Lloyd's Register, the National Physical Laboratory (NPL) and the National Shipbuilding Office (NSO) published the first official measurement of the UK maritime-autonomy sector on 4 June 2026, researched by Stehr Consulting 1. Lloyd's Register is a classification society, the body that certifies a vessel is fit to sail; NPL is the UK's national measurement laboratory; the NSO runs the National Shipbuilding Strategy. The report puts current annual turnover at £600m and roughly 5,000 jobs including the supply chain, projecting £3.7bn of gross value added (GVA) by 2040 and £8.3bn by 2050. A high-growth scenario reaches £26.5bn and 39,200 jobs, across commercial shipping, offshore energy and defence.
NSO chief executive Rod Paterson called it "one of the most significant markets for UK shipbuilding and maritime technology" 2. The £600m base against the £8.3bn central target is a fourteenfold rise, and that multiplier is the figure the sector will drop into procurement papers and shipbuilding-strategy submissions.

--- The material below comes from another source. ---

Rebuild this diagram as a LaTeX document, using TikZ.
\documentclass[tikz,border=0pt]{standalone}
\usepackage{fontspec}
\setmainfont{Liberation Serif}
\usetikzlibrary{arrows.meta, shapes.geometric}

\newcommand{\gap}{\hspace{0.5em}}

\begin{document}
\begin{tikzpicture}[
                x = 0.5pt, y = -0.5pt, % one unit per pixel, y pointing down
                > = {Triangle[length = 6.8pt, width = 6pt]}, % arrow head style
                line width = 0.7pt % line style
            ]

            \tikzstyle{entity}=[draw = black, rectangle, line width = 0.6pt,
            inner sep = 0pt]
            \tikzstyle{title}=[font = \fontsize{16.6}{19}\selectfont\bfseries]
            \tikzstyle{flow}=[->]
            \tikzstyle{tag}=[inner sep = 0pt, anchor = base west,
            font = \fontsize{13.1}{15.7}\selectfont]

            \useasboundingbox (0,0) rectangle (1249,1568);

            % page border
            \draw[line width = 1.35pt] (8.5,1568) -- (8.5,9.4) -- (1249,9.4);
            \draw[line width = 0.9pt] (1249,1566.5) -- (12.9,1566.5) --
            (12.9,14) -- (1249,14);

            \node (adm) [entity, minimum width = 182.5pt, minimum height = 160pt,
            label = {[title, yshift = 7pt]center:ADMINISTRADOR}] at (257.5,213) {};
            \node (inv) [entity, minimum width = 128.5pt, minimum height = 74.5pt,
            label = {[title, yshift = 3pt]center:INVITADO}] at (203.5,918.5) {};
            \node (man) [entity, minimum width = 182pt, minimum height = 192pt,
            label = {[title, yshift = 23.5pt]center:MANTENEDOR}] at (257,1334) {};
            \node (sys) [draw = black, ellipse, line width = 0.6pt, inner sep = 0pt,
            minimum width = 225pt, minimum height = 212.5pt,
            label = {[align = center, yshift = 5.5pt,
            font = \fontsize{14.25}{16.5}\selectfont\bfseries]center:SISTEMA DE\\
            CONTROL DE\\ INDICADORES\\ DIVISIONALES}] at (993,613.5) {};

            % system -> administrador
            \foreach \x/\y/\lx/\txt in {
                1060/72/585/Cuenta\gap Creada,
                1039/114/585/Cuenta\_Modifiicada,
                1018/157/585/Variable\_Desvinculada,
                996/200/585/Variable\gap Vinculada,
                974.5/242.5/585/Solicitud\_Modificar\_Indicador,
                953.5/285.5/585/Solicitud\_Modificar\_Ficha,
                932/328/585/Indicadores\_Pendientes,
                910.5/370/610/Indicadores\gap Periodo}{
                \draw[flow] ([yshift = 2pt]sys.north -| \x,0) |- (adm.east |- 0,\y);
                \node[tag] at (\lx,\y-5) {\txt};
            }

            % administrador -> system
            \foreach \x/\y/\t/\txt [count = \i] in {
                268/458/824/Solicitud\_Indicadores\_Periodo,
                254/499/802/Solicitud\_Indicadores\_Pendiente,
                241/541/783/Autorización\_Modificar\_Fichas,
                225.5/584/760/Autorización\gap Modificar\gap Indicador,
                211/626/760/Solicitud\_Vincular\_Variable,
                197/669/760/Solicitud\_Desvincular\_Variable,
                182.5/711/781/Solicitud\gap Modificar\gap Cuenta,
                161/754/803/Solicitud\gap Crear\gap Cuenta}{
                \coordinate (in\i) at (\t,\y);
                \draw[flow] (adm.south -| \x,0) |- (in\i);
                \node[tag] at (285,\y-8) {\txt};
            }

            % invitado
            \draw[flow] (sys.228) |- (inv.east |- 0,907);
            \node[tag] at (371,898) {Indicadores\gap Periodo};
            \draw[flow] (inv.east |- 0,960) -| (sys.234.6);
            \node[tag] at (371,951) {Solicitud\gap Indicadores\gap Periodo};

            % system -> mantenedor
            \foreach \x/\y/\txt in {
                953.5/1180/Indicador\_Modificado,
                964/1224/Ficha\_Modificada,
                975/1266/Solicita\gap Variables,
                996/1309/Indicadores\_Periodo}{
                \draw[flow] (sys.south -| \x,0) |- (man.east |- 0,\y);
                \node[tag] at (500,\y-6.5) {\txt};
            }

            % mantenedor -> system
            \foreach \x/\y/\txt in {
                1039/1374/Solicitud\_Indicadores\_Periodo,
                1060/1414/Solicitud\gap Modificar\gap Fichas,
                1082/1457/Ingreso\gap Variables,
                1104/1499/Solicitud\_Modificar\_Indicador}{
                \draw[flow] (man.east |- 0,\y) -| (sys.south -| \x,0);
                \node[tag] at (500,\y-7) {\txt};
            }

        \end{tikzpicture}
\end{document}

The high-growth £26.5bn line is the headline number, though it rests on a scenario rather than a measured value, so the durable figures are the £600m turnover and the 5,000 jobs.

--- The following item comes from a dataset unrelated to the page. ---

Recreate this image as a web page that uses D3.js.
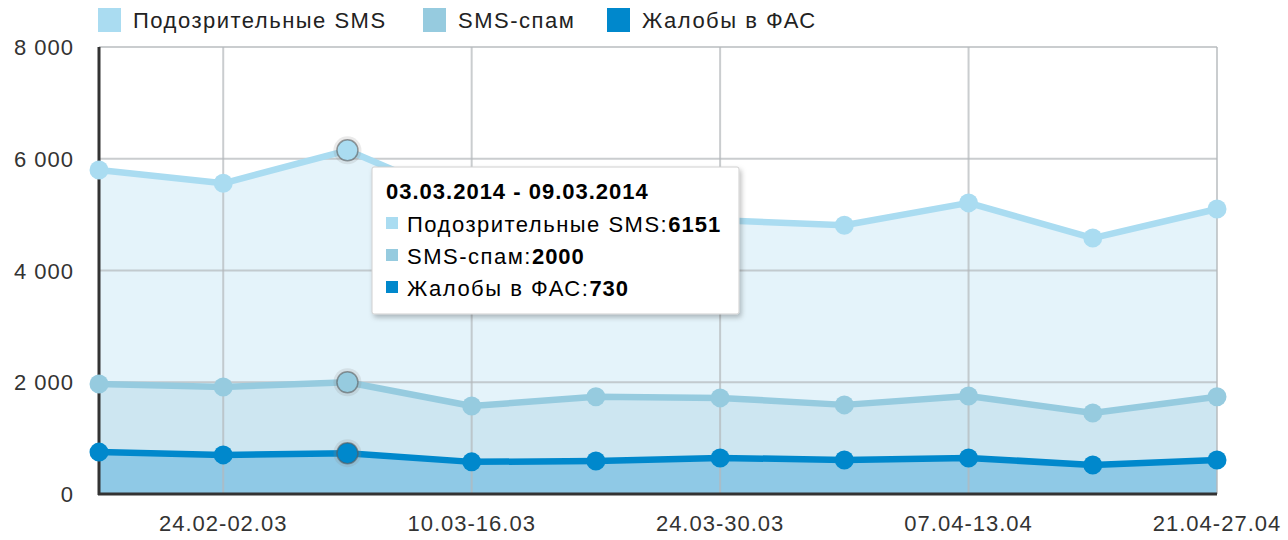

Lloyd's Register co-authored a demand-sizing report whose findings sit beside its day job of certifying vessels. Its assurance business depends on independence from commercial pressure, and lending its name to a market-growth case places the body that certifies the hardware on the demand side of the sector it also polices. The report carries the IMO Code's regulatory baseline out of compliance language and into an investment argument, the institutional bridge between a new rulebook and the capital that follows it.